A great oak still stands that was used as a gibbet after the Battle of Brandywine where in 1777 Washington suffered a defeat. The wretched victims of the gibbet were spies, or so their executioners claimed. Their white dangling bodies turned iron-gray and then black against the colorless sky and parchment leaves of that hanging oak.

Not surprisingly, it’s a land of antiques and collectors. Tables in Main Line mansions and manor houses are often made of split slab, with round legs set in auger holes. Ancient nails of all kinds are treasured collectibles, some shaped like tiny piano mallets.

This was a land of forges and furnaces. Iron was always cherished. “There is an abidingness about iron,” a settler wrote, “and most things made from it.” It’s impossible not to feel this abidingness along The Main Line.

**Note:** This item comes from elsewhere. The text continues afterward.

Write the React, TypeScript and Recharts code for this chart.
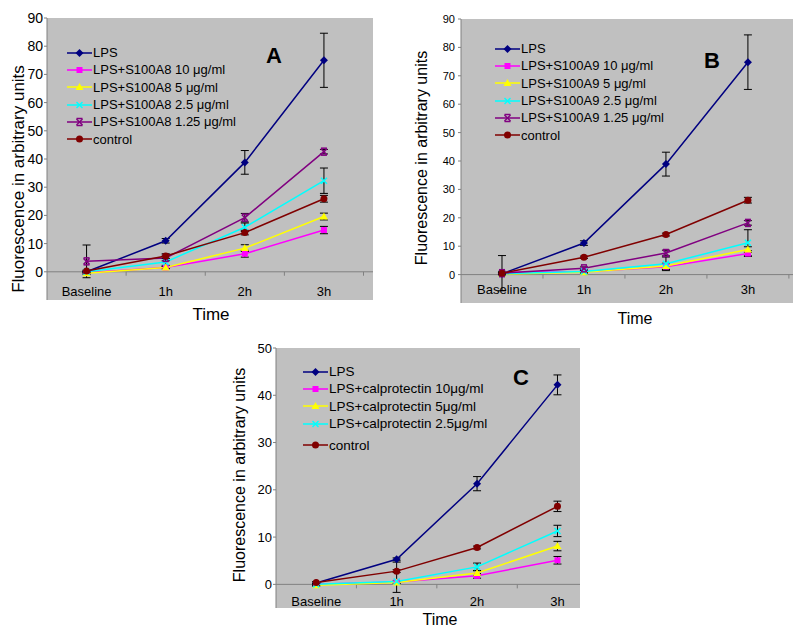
import React from 'react'
import {
  LineChart, Line, XAxis, YAxis, CartesianGrid, ErrorBar, Legend, ReferenceLine,
} from 'recharts'

const FONT = '"Liberation Sans", Arial, sans-serif'
const PLOT_BG = '#c0c0c0'
const AXIS = '#808080'

const TIMES = ['Baseline', '1h', '2h', '3h']
const TIME_IDX = [0, 1, 2, 3]

// panel A - S100A8
const A_LPS = [0, 11, 38.8, 75]
const A_LPS_ERR = [0.3, 0.8, 4.2, 9.6]
const A_10 = [-0.3, 1.5, 6.4, 14.8]
const A_10_ERR = [0.3, 0.4, 1.2, 1.3]
const A_5 = [-0.5, 1.5, 8.4, 19.6]
const A_5_ERR = [0.5, 0.4, 1.2, 1.2]
const A_25 = [0, 3.5, 15.8, 32.3]
const A_25_ERR = [0.3, 1.2, 1.5, 4.5]
const A_125 = [3.7, 4.9, 19.2, 42.6]
const A_125_ERR = [5.8, 1, 1.5, 0.8]
const A_CTRL = [0.3, 5.6, 13.9, 25.9]
const A_CTRL_ERR = [0.3, 0.8, 0.8, 1.2]

// panel B - S100A9
const B_LPS = [0.3, 11.1, 38.9, 74.8]
const B_LPS_ERR = [0.3, 0.8, 4.2, 9.6]
const B_10 = [0.8, 1, 2.8, 7.4]
const B_10_ERR = [0.3, 0.3, 1, 1]
const B_5 = [0.2, 0.8, 3, 8.8]
const B_5_ERR = [0.3, 0.3, 1, 1]
const B_25 = [0.3, 1.1, 3.8, 11.2]
const B_25_ERR = [0.3, 0.3, 2.4, 4.6]
const B_125 = [0.5, 2.2, 7.6, 18.2]
const B_125_ERR = [6.2, 0.5, 1, 0.8]
const B_CTRL = [0.5, 6.1, 14.1, 26.2]
const B_CTRL_ERR = [0.3, 0.4, 0.5, 1]

// panel C - calprotectin
const C_LPS = [0.3, 5.3, 21.3, 42.2]
const C_LPS_ERR = [0.2, 0.3, 1.5, 2.1]
const C_10 = [0, 0.5, 1.8, 5.1]
const C_10_ERR = [0.2, 0.2, 0.5, 0.8]
const C_5 = [-0.2, 0.4, 2.4, 8.1]
const C_5_ERR = [0.2, 0.2, 0.5, 1]
const C_25 = [0, 0.6, 3.7, 11.3]
const C_25_ERR: (number | number[])[] = [0.2, [2.3, 4.1], 0.8, 1.2]
const C_CTRL = [0.4, 2.8, 7.8, 16.5]
const C_CTRL_ERR = [0.2, 0.3, 0.3, 1.1]

const Y_TICKS_90 = [0, 10, 20, 30, 40, 50, 60, 70, 80, 90]
const Y_TICKS_50 = [0, 10, 20, 30, 40, 50]

type Shape = 'diamond' | 'square' | 'triangle' | 'x' | 'star' | 'circle'
type Series = {
  key: string
  name: string
  color: string
  shape: Shape
  values: number[]
  errs: (number | number[])[]
}

const SERIES_A: Series[] = [
  { key: 'lps', name: 'LPS', color: '#000080', shape: 'diamond', values: A_LPS, errs: A_LPS_ERR },
  { key: 's10', name: 'LPS+S100A8 10 μg/ml', color: '#ff00ff', shape: 'square', values: A_10, errs: A_10_ERR },
  { key: 's5', name: 'LPS+S100A8 5 μg/ml', color: '#ffff00', shape: 'triangle', values: A_5, errs: A_5_ERR },
  { key: 's25', name: 'LPS+S100A8 2.5 μg/ml', color: '#00ffff', shape: 'x', values: A_25, errs: A_25_ERR },
  { key: 's125', name: 'LPS+S100A8 1.25 μg/ml', color: '#800080', shape: 'star', values: A_125, errs: A_125_ERR },
  { key: 'ctrl', name: 'control', color: '#800000', shape: 'circle', values: A_CTRL, errs: A_CTRL_ERR },
]

const SERIES_B: Series[] = [
  { key: 'lps', name: 'LPS', color: '#000080', shape: 'diamond', values: B_LPS, errs: B_LPS_ERR },
  { key: 's10', name: 'LPS+S100A9 10 μg/ml', color: '#ff00ff', shape: 'square', values: B_10, errs: B_10_ERR },
  { key: 's5', name: 'LPS+S100A9 5 μg/ml', color: '#ffff00', shape: 'triangle', values: B_5, errs: B_5_ERR },
  { key: 's25', name: 'LPS+S100A9 2.5 μg/ml', color: '#00ffff', shape: 'x', values: B_25, errs: B_25_ERR },
  { key: 's125', name: 'LPS+S100A9 1.25 μg/ml', color: '#800080', shape: 'star', values: B_125, errs: B_125_ERR },
  { key: 'ctrl', name: 'control', color: '#800000', shape: 'circle', values: B_CTRL, errs: B_CTRL_ERR },
]

const SERIES_C: Series[] = [
  { key: 'lps', name: 'LPS', color: '#000080', shape: 'diamond', values: C_LPS, errs: C_LPS_ERR },
  { key: 's10', name: 'LPS+calprotectin 10μg/ml', color: '#ff00ff', shape: 'square', values: C_10, errs: C_10_ERR },
  { key: 's5', name: 'LPS+calprotectin 5μg/ml', color: '#ffff00', shape: 'triangle', values: C_5, errs: C_5_ERR },
  { key: 's25', name: 'LPS+calprotectin 2.5μg/ml', color: '#00ffff', shape: 'x', values: C_25, errs: C_25_ERR },
  { key: 'ctrl', name: 'control', color: '#800000', shape: 'circle', values: C_CTRL, errs: C_CTRL_ERR },
]

function buildRows(series: Series[]) {
  return TIME_IDX.map((t) => {
    const row: Record<string, any> = { t }
    series.forEach((s) => {
      row[s.key] = s.values[t]
      row[s.key + 'Err'] = s.errs[t]
    })
    return row
  })
}

function Marker({ cx, cy, shape, color }: { cx: number; cy: number; shape: Shape; color: string }) {
  if (cx == null || cy == null) return <g />
  switch (shape) {
    case 'diamond':
      return <polygon points={`${cx},${cy - 4} ${cx + 4},${cy} ${cx},${cy + 4} ${cx - 4},${cy}`} fill={color} />
    case 'square':
      return <rect x={cx - 3} y={cy - 3} width={6} height={6} fill={color} />
    case 'triangle':
      return <polygon points={`${cx},${cy - 4} ${cx + 4},${cy + 3} ${cx - 4},${cy + 3}`} fill={color} />
    case 'x':
      return (
        <g stroke={color} strokeWidth={1.5}>
          <line x1={cx - 3} y1={cy - 3} x2={cx + 3} y2={cy + 3} />
          <line x1={cx - 3} y1={cy + 3} x2={cx + 3} y2={cy - 3} />
        </g>
      )
    case 'star':
      return (
        <g stroke={color} strokeWidth={1.5}>
          <line x1={cx - 3} y1={cy - 3} x2={cx + 3} y2={cy + 3} />
          <line x1={cx - 3} y1={cy + 3} x2={cx + 3} y2={cy - 3} />
          <line x1={cx - 3} y1={cy - 3.5} x2={cx + 3} y2={cy - 3.5} />
          <line x1={cx - 3} y1={cy + 3.5} x2={cx + 3} y2={cy + 3.5} />
        </g>
      )
    default:
      return <circle cx={cx} cy={cy} r={3.5} fill={color} />
  }
}

const dotFor = (s: Series) => (p: any) => (
  <Marker key={`${s.key}-${p.index}`} cx={p.cx} cy={p.cy} shape={s.shape} color={s.color} />
)

type PanelProps = {
  series: Series[]
  box: { left: number; top: number; width: number; height: number }
  margin: { top: number; right: number; left: number; bottom: number }
  yWidth: number
  yDomain: [number, number]
  yTicks: number[]
  yFont: number
  yGap: number
  xDomain: [number, number]
  xLift: number
  markLen: number
  legendPos: { left: number; top: number }
  legendFont: number
  lastGap: number
}

function Panel(p: PanelProps) {
  const rows = buildRows(p.series)
  const renderLegend = () => (
    <div style={{ fontFamily: FONT, fontSize: p.legendFont, color: '#000' }}>
      {p.series.map((s, i) => (
        <div
          key={s.key}
          style={{
            display: 'flex', alignItems: 'center', height: 17.3, whiteSpace: 'nowrap',
            marginTop: i === p.series.length - 1 ? p.lastGap : 0,
          }}
        >
          <svg width={25} height={10} style={{ marginRight: 1 }}>
            <line x1={0} y1={5} x2={25} y2={5} stroke={s.color} strokeWidth={1.5} />
            <Marker cx={12.5} cy={5} shape={s.shape} color={s.color} />
          </svg>
          <span>{s.name}</span>
        </div>
      ))}
    </div>
  )
  const xTick = (t: any) => (
    <text x={t.x} y={t.y - p.xLift} textAnchor="middle" fontSize={13} fontFamily={FONT} fill="#000">
      {TIMES[t.payload.value]}
    </text>
  )
  return (
    <div style={{ position: 'absolute', ...p.box }}>
      <LineChart width={p.box.width} height={p.box.height} data={rows} margin={p.margin}>
        <CartesianGrid fill={PLOT_BG} horizontal={false} vertical={false} />
        <XAxis
          type="number"
          dataKey="t"
          domain={p.xDomain}
          ticks={TIME_IDX}
          allowDataOverflow
          height={20}
          axisLine={false}
          tickLine={false}
          tickSize={0}
          tickMargin={0}
          tick={xTick}
        />
        <YAxis
          domain={p.yDomain}
          ticks={p.yTicks}
          allowDataOverflow
          width={p.yWidth}
          tickSize={3}
          tickMargin={p.yGap}
          axisLine={{ stroke: AXIS }}
          tickLine={{ stroke: AXIS }}
          tick={{ fontSize: p.yFont, fill: '#000', fontFamily: FONT }}
        />
        <ReferenceLine y={0} stroke={AXIS} />
        {[0.5, 1.5, 2.5, 3.5].filter((b) => b < p.xDomain[1]).map((b) => (
          <ReferenceLine key={b} segment={[{ x: b, y: 0 }, { x: b, y: -p.markLen }]} stroke={AXIS} />
        ))}
        {p.series.map((s) => (
          <Line
            key={s.key}
            dataKey={s.key}
            name={s.name}
            stroke={s.color}
            strokeWidth={1.5}
            dot={dotFor(s)}
            activeDot={false}
            isAnimationActive={false}
          >
            <ErrorBar dataKey={s.key + 'Err'} direction="y" width={4} stroke="#000" strokeWidth={1} />
          </Line>
        ))}
        <Legend
          layout="vertical"
          align="center"
          verticalAlign="middle"
          content={renderLegend}
          wrapperStyle={{ left: p.legendPos.left, top: p.legendPos.top, width: 'auto', height: 'auto' }}
        />
      </LineChart>
    </div>
  )
}

function Txt({ x, y, size, bold, rotate, children }: any) {
  return (
    <div
      style={{
        position: 'absolute', left: x, top: y, fontFamily: FONT, fontSize: size,
        fontWeight: bold ? 'bold' : 'normal', lineHeight: 1, whiteSpace: 'nowrap',
        transform: `translate(-50%, -50%)${rotate ? ' rotate(-90deg)' : ''}`,
      }}
    >
      {children}
    </div>
  )
}

export default function App() {
  return (
    <div style={{ position: 'absolute', left: 0, top: 0, width: 800, height: 634, background: '#fff' }}>
      <Panel
        series={SERIES_A}
        box={{ left: 0, top: 0, width: 380, height: 320 }}
        margin={{ top: 18, right: 7, left: 0, bottom: 0 }}
        yWidth={47}
        yDomain={[-10, 90]}
        yTicks={Y_TICKS_90}
        yFont={14}
        yGap={1}
        xDomain={[-0.5, 3.62]}
        xLift={4}
        markLen={1.4}
        legendPos={{ left: 67, top: 44 }}
        legendFont={13}
        lastGap={0}
      />
      <Panel
        series={SERIES_B}
        box={{ left: 420, top: 0, width: 380, height: 323 }}
        margin={{ top: 19, right: 7, left: 0, bottom: 0 }}
        yWidth={41}
        yDomain={[-10, 90]}
        yTicks={Y_TICKS_90}
        yFont={11}
        yGap={3}
        xDomain={[-0.5, 3.55]}
        xLift={9}
        markLen={1.4}
        legendPos={{ left: 75, top: 40 }}
        legendFont={13}
        lastGap={0}
      />
      <Panel
        series={SERIES_C}
        box={{ left: 230, top: 330, width: 360, height: 298 }}
        margin={{ top: 18, right: 10, left: 0, bottom: 0 }}
        yWidth={46}
        yDomain={[-5, 50]}
        yTicks={Y_TICKS_50}
        yFont={13}
        yGap={1}
        xDomain={[-0.5, 3.28]}
        xLift={2}
        markLen={0.85}
        legendPos={{ left: 73, top: 33 }}
        legendFont={13.5}
        lastGap={4.5}
      />
      <Txt x={18} y={179} size={17} rotate>Fluorescence in arbitrary units</Txt>
      <Txt x={211} y={314} size={17}>Time</Txt>
      <Txt x={274} y={56} size={22} bold>A</Txt>
      <Txt x={422} y={158} size={16} rotate>Fluorescence in arbitrary units</Txt>
      <Txt x={635} y={319} size={16}>Time</Txt>
      <Txt x={712} y={61} size={22} bold>B</Txt>
      <Txt x={240} y={475} size={16} rotate>Fluorescence in arbitrary units</Txt>
      <Txt x={440} y={620} size={16}>Time</Txt>
      <Txt x={521} y={378} size={22} bold>C</Txt>
    </div>
  )
}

Youngsters from all over America come here to attend prestigious prep schools and academies. For higher learning there’s Swarthmore, Haverford, Villanova, Bryn Mawr and others, as well as several seminaries marked by split-rail or white-pine or iron gates, surrounded by native trees that turn bronze and fiery during Indian summer. The trees lie side by side with pretty autumn flowers whose names are sinister: red-hot poker, white snakeroot. It’s hard to miss the taste for Gothic.

One can be lulled by a sense of the “abidingness” on suburban roads, especially on cloudy days when vivid colors are muted, and cheerful light shines from a Georgian mansion, a French château, a colonial manor house. There’s something reassuring about the craft and labor that’s turned so many ancient carriage houses and barns and stables into enduring homes of brick, stone and cedar. But just past any turn in the road, there might be another kind of structure made of the local moss-green stone called serpentine. A slated spire or iron-gray vaulted arch might loom suddenly. It’ll only be a church or public meeting house or a distant manse, but the medieval stone undermines the pastoral in this heartland of Friends, as the English Quakers were called.

Perhaps the Gothic Revival was inspired by the mercenaries who brought the warrior arts. German professionals taught the citizen soldiers the value of cold steel at the end of a musket. Bloodied French veterans scoffed at tales of Lafayette’s gallantry. They massacred for money. In the early days native Indians were never certain whether they should murder for the invaders or risk being murdered by them. In the land of patriots and Friends there were always pitiless renegades. They were as medieval as serpentine stone.

But even with their taste for Gothic the locals were bewildered by the series of irrational and “evil” events that destroyed many lives and led to the most massive homicide investigation Pennsylvania had ever experienced.